[The 76th TrustML Young Scientist Seminar] Talk by Dr. Curtis Northcutt (CEO & Co-Founder of Cleanlab)

2023/11/17(金)02:00 〜 03:00 開催

ブックマーク

#Oculus, #Python

イベント内容

The TrustML Young Scientist Seminars (TrustML YSS) started from January 28, 2022.

The TrustML YSS is a video series that features young scientists giving talks and discoveries in relation with Trustworthy Machine Learning.

Timetable for the TrustML YSS online seminars from May to Dec 2023.

For more information please see the following site.
TrustML YSS

This network is funded by RIKEN-AIP's subsidy and JST, ACT-X Grant Number JPMJAX21AF, Japan.

【The 76th Seminar】

Date, Time, and Venue:
November 17, 2023: 11:00 am -- 12:00 noon (JST)
Venue: Online and the Open Space at the RIKEN AIP Nihonbashi office*
The Open Space is only available to RIKEN AIP researchers
Language: English

Title: Automated Data Curation: Algorithms and theory for finding mislabeled data in any machine learning dataset

Speaker: Dr. Curtis Northcutt (CEO & Co-Founder of Cleanlab)
https://www.curtisnorthcutt.com/

Abstract: The coupling of machine intelligence and human intelligence has the potential to empower humans with augmented capabilities (e.g., improving rhyme-density while writing song lyrics, enhancing empathy via emotion detection, and personalizing learning in online courses). Unfortunately, humans operate in an uncertain world – where the performance of even the most sophisticated model-centric artificially intelligent system often depends on its data-centric ability to deal with the uncertainty in the labels upon which it is trained.

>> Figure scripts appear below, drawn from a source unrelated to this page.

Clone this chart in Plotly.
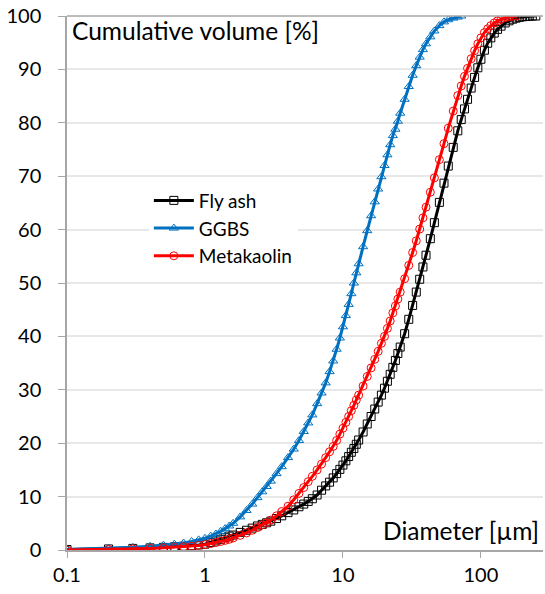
import plotly.graph_objects as go

# Particle diameters [µm] (shared measurement classes)
diameters = [0.1, 0.2, 0.3, 0.4, 0.5, 0.6, 0.7, 0.8, 0.9, 1.0,
             1.1, 1.2, 1.3, 1.4, 1.5, 1.6, 1.8, 2.0, 2.2, 2.4,
             2.6, 2.8, 3.0, 3.3, 3.6, 4.0, 4.4, 4.8, 5.2, 5.6,
             6.0, 6.5, 7.0, 7.5, 8.0, 8.5, 9.0, 9.5, 10, 10.5,
             11, 11.5, 12, 12.5, 13, 14, 15, 16, 17, 18,
             19, 20, 21, 22, 23, 24, 25, 26, 28, 30,
             32, 34, 36, 38, 40, 43, 46, 50, 54, 58,
             63, 68, 72, 76, 80, 85, 90, 95, 100, 106,
             112, 118, 125, 132, 140, 150, 160, 170, 180, 190,
             200, 212, 224, 236, 250]

# Cumulative volume [%]
fly_ash = [0.1, 0.2, 0.3, 0.4, 0.5, 0.6, 0.7, 0.8, 0.95, 1.1,
           1.4, 1.7, 2.0, 2.3, 2.6, 2.8, 3.3, 3.7, 4.1, 4.5,
           4.8, 5.1, 5.4, 5.9, 6.4, 7.0, 7.5, 8.1, 8.6, 9.1,
           9.6, 10.3, 11.2, 12.0, 12.7, 13.5, 14.3, 15.1, 15.9, 16.7,
           17.5, 18.3, 19.0, 19.8, 20.6, 22.1, 23.6, 25.0, 26.4, 27.7,
           29.0, 30.3, 31.6, 32.9, 34.2, 35.5, 36.8, 38.0, 40.5, 43.2,
           45.8, 48.3, 50.7, 53.0, 55.2, 58.3, 61.3, 65.1, 68.7, 71.9,
           75.4, 78.5, 80.6, 82.6, 84.4, 86.5, 88.5, 90.3, 91.9, 93.6,
           94.9, 95.9, 96.8, 97.5, 98.1, 98.7, 99.1, 99.4, 99.6, 99.75,
           99.85, 99.9, 99.95, 100.0, 100.0]

ggbs = [0.1, 0.3, 0.5, 0.7, 0.9, 1.1, 1.3, 1.6, 1.9, 2.2,
        2.6, 3.0, 3.5, 4.0, 4.5, 5.0, 6.2, 7.4, 8.6, 9.8,
        10.9, 11.9, 12.9, 14.3, 15.6, 17.3, 18.9, 20.5, 22.2, 23.8,
        25.3, 27.4, 29.4, 31.3, 33.4, 35.4, 37.6, 39.7, 41.8, 43.9,
        46.0, 48.0, 50.0, 51.9, 53.6, 56.8, 59.8, 62.6, 65.2, 67.6,
        69.9, 72.0, 74.0, 75.9, 77.6, 78.8, 80.3, 81.8, 84.4, 86.8,
        88.9, 90.7, 92.3, 93.7, 94.8, 96.1, 97.2, 98.2, 98.9, 99.3,
        99.6, 99.8, 100.0]

metakaolin = [0.0, 0.1, 0.2, 0.3, 0.4, 0.5, 0.6, 0.7, 0.85, 1.0,
              1.2, 1.4, 1.6, 1.8, 2.0, 2.25, 2.75, 3.2, 3.7, 4.2,
              4.7, 5.1, 5.6, 6.4, 7.2, 8.2, 9.4, 10.6, 11.7, 12.8,
              13.8, 15.0, 16.1, 17.3, 18.4, 19.4, 20.5, 21.7, 22.8, 23.9,
              25.0, 26.1, 27.1, 28.1, 29.0, 30.7, 32.5, 34.1, 35.7, 37.2,
              38.7, 40.0, 41.5, 42.9, 44.4, 45.7, 47.0, 48.3, 50.8, 53.3,
              55.7, 57.9, 60.1, 62.2, 64.2, 67.0, 69.7, 73.1, 76.1, 79.0,
              82.2, 85.1, 86.9, 88.7, 90.2, 92.0, 93.5, 94.8, 95.9, 96.9,
              97.6, 98.2, 98.7, 99.1, 99.4, 99.7, 99.85, 99.95, 100.0]

x_ticks = [0.1, 1, 10, 100]
x_tick_labels = ["0.1", "1", "10", "100"]

FONT = "Lato"
AXIS_GRAY = "#A6A6A6"

fig = go.Figure()

series = [
    ("Fly ash", fly_ash, "#000000", "square-open"),
    ("GGBS", ggbs, "#0070C0", "triangle-up-open"),
    ("Metakaolin", metakaolin, "#FF0000", "circle-open"),
]
for name, vals, color, symbol in series:
    fig.add_trace(go.Scatter(
        x=diameters[:len(vals)], y=vals, name=name, mode="lines+markers",
        line=dict(color=color, width=3),
        marker=dict(symbol=symbol, size=8, color=color, line=dict(width=1, color=color)),
    ))

fig.update_layout(
    width=545, height=594,
    margin=dict(l=67, r=2, t=16, b=44),
    paper_bgcolor="white", plot_bgcolor="white",
    font=dict(family=FONT, size=20, color="#000000"),
    showlegend=True,
    legend=dict(x=0.172, y=0.690, xanchor="left", yanchor="top",
                bgcolor="white", font=dict(family=FONT, size=19),
                tracegroupgap=0, itemwidth=40),
    xaxis=dict(type="log", range=[-1, 2.45], tickvals=x_ticks, ticktext=x_tick_labels,
               showgrid=False, showline=True, linecolor=AXIS_GRAY, linewidth=1.5,
               ticks="outside", ticklen=6, tickcolor=AXIS_GRAY, zeroline=False,
               automargin=False, ticklabeloverflow="allow", tickfont=dict(family=FONT, size=20)),
    yaxis=dict(range=[0, 100], dtick=10, showgrid=True, gridcolor="#E8E8E8", gridwidth=1.5,
               showline=True, linecolor=AXIS_GRAY, linewidth=1.5,
               ticks="outside", ticklen=7, tickcolor=AXIS_GRAY, zeroline=False,
               automargin=False, ticklabelstandoff=13, ticklabeloverflow="allow",
               tickfont=dict(family=FONT, size=20)),
    shapes=[dict(type="line", xref="paper", yref="paper", x0=0, x1=1, y0=1, y1=1,
                 line=dict(color=AXIS_GRAY, width=1.5))],
    annotations=[
        dict(text="Cumulative volume [%]", xref="paper", yref="paper", x=0.006, y=0.972,
             xanchor="left", yanchor="middle", showarrow=False, font=dict(family=FONT, size=24.5)),
        dict(text="Diameter [µm]", xref="paper", yref="paper", x=0.996, y=0.036,
             xanchor="right", yanchor="middle", showarrow=False, font=dict(family=FONT, size=24.5)),
    ],
)

# Remove the default page margin so the figure fills the 545x594 window exactly.
fig.write_html("out.html",
               config={"displayModeBar": False},
               post_script="document.body.style.margin='0';document.body.style.overflow='hidden';")
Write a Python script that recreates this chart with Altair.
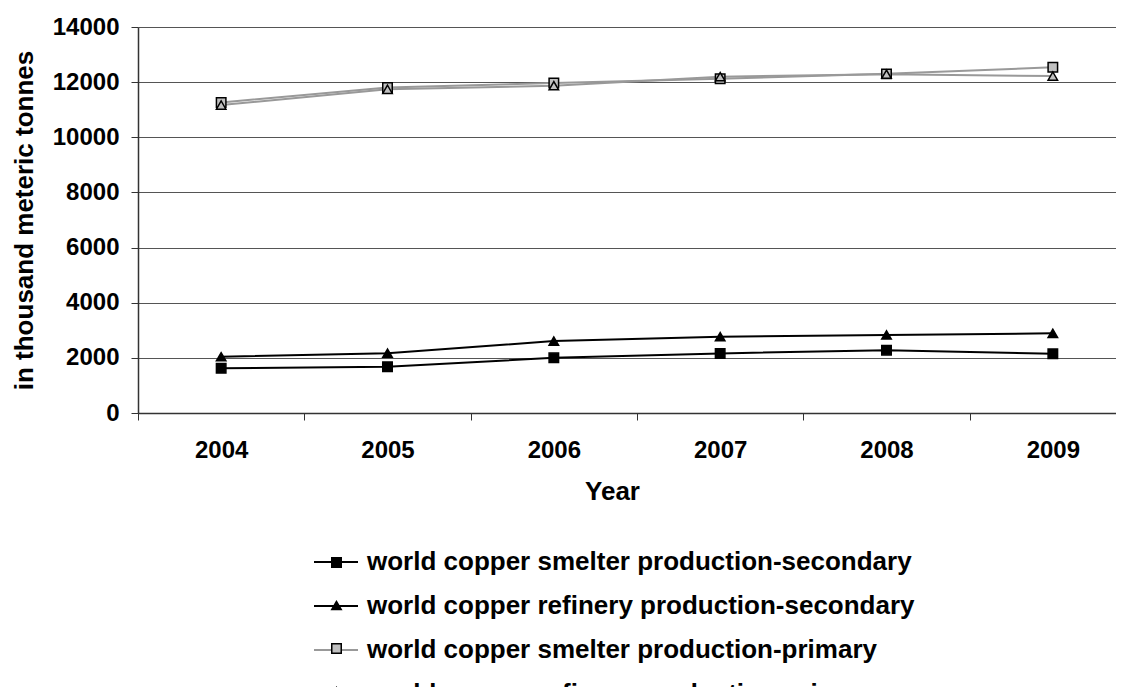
import altair as alt
import pandas as pd

years = ["2004", "2005", "2006", "2007", "2008", "2009"]
series_names = [
    "world copper smelter production-secondary",
    "world copper refinery production-secondary",
    "world copper smelter production-primary",
    "world copper refinery production-primary",
]
smelter_secondary = [1620, 1680, 2000, 2160, 2280, 2150]
refinery_secondary = [2040, 2170, 2610, 2770, 2830, 2890]
smelter_primary = [11260, 11810, 11970, 12120, 12300, 12540]
refinery_primary = [11170, 11740, 11870, 12200, 12290, 12220]
y_ticks = [0, 2000, 4000, 6000, 8000, 10000, 12000, 14000]

line_colors = ["#000000", "#000000", "#999999", "#999999"]
line_widths = [2, 2, 2.5, 2.5]
marker_fills = ["#000000", "#000000", "#c0c0c0", "#c0c0c0"]
marker_strokes = ["#000000", "#000000", "#000000", "#000000"]
marker_shapes = ["square", "triangle-up", "square", "triangle-up"]

rows = []
for name, vals in zip(series_names, [smelter_secondary, refinery_secondary, smelter_primary, refinery_primary]):
    for yr, v in zip(years, vals):
        rows.append({"year": yr, "value": v, "series": name, "series2": name})
df = pd.DataFrame(rows)

FONT = "Liberation Sans"

x_enc = alt.X(
    "year:O",
    sort=years,
    scale=alt.Scale(range=[0, 998], paddingInner=0, paddingOuter=0),
    axis=alt.Axis(
        title="Year", labelAngle=0, tickBand="extent", tickSize=7,
        labelPadding=18, titlePadding=16, grid=False, titleX=474,
        titleFontSize=26,
    ),
)
y_enc = alt.Y(
    "value:Q",
    scale=alt.Scale(domain=[0, 14000], nice=False),
    axis=alt.Axis(
        title="in thousand meteric tonnes", values=y_ticks, format="d",
        tickSize=7, labelPadding=12, titlePadding=15, grid=True,
        gridColor="#555555", gridWidth=1, titleFontSize=26,
    ),
)

lines = alt.Chart(df).mark_line().encode(
    x=x_enc,
    y=y_enc,
    strokeWidth=alt.StrokeWidth(
        "series:N", scale=alt.Scale(domain=series_names, range=line_widths), legend=None
    ),
    color=alt.Color(
        "series:N",
        scale=alt.Scale(domain=series_names, range=line_colors),
        sort=series_names,
        legend=alt.Legend(
            title=None, orient="none", legendX=175, legendY=512, direction="vertical",
            symbolType="stroke", symbolSize=1936, symbolStrokeWidth=2,
            labelFont=FONT, labelFontSize=26, labelFontWeight="bold", labelColor="#000000",
            labelLimit=0, labelOffset=8, rowPadding=8, padding=0,
        ),
    ),
)

points = alt.Chart(df).mark_point(filled=True, size=90, strokeWidth=1.5, opacity=1).encode(
    x=x_enc,
    y=y_enc,
    shape=alt.Shape(
        "series2:N",
        scale=alt.Scale(domain=series_names, range=marker_shapes),
        sort=series_names,
        legend=alt.Legend(
            title=None, orient="none", legendX=193, legendY=530, direction="vertical",
            symbolSize=90, symbolStrokeWidth=1.5,
            labelFontSize=1, labelExpr="''", labelOffset=0,
            rowPadding=27, padding=0,
        ),
    ),
    fill=alt.Fill("series2:N", scale=alt.Scale(domain=series_names, range=marker_fills), sort=series_names),
    stroke=alt.Stroke("series2:N", scale=alt.Scale(domain=series_names, range=marker_strokes), sort=series_names),
)

chart = (
    alt.layer(lines, points)
    .resolve_scale(color="independent", shape="independent", fill="independent", stroke="independent")
    .properties(
        width=978, height=386,
        autosize=alt.AutoSizeParams(type="none"),
        padding={"left": 130, "top": 19, "right": 0, "bottom": 274},
    )
    .configure_view(stroke=None)
    .configure_axis(
        labelFont=FONT, labelFontSize=24, labelFontWeight="bold", labelColor="#000000",
        titleFont=FONT, titleFontWeight="bold", titleColor="#000000",
        domainColor="#333333", tickColor="#333333", domainWidth=1.5,
    )
)

chart.save("out.html", embed_options={"renderer": "svg", "actions": False})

To this end, we introduce confident learning whereby a machine (like humans) must learn with noisy-labeled data, directly quantify and identify label noise, and unlearn misconceptions by re-learning with confidence on cleaned data with erroneous labels removed. We achieve this by developing a principled theory and framework for confident learning with affordances for quantifying, identifying, and learning with label errors in data, and we open-source their implementations in the cleanlab Python package.

Based on human verification of the label errors found using cleanlab: we estimate a 3.4% lower bound error rate of the test set labels of ten of the most commonly used machine learning datasets across audio, image, and text modalities; examine the noise prevalence needed to change machine benchmark rankings; and provide corrected test sets so that humans can benchmark machine performance with increased confidence.

We'll conclude the talk with several real-world customer use cases of Cleanlab Studio, a SaaS version of the open-source package, built on top of confident learning and other related algorithmic approaches.

Biography: Curtis Northcutt is CEO and cofounder of Cleanlab, an AI software company that reduces the time and cost to improve machine learning model performance. He completed his PhD at MIT, where he invented Cleanlab’s algorithms for automatically finding and fixing label issues in any dataset. He was a recipient of MIT’s Morris Levin Thesis Award, an NSF Fellowship, and a Goldwater Scholarship and has worked at several leading AI research groups including Google, Oculus, Amazon, Facebook, Microsoft, and NASA.

All participants are required to agree with the AIP Seminar Series Code of Conduct.
Please see the URL below.
https://aip.riken.jp/event-list/termsofparticipation/?lang=en

RIKEN AIP will expect adherence to this code throughout the event. We expect cooperation from all participants to help ensure a safe environment for everybody.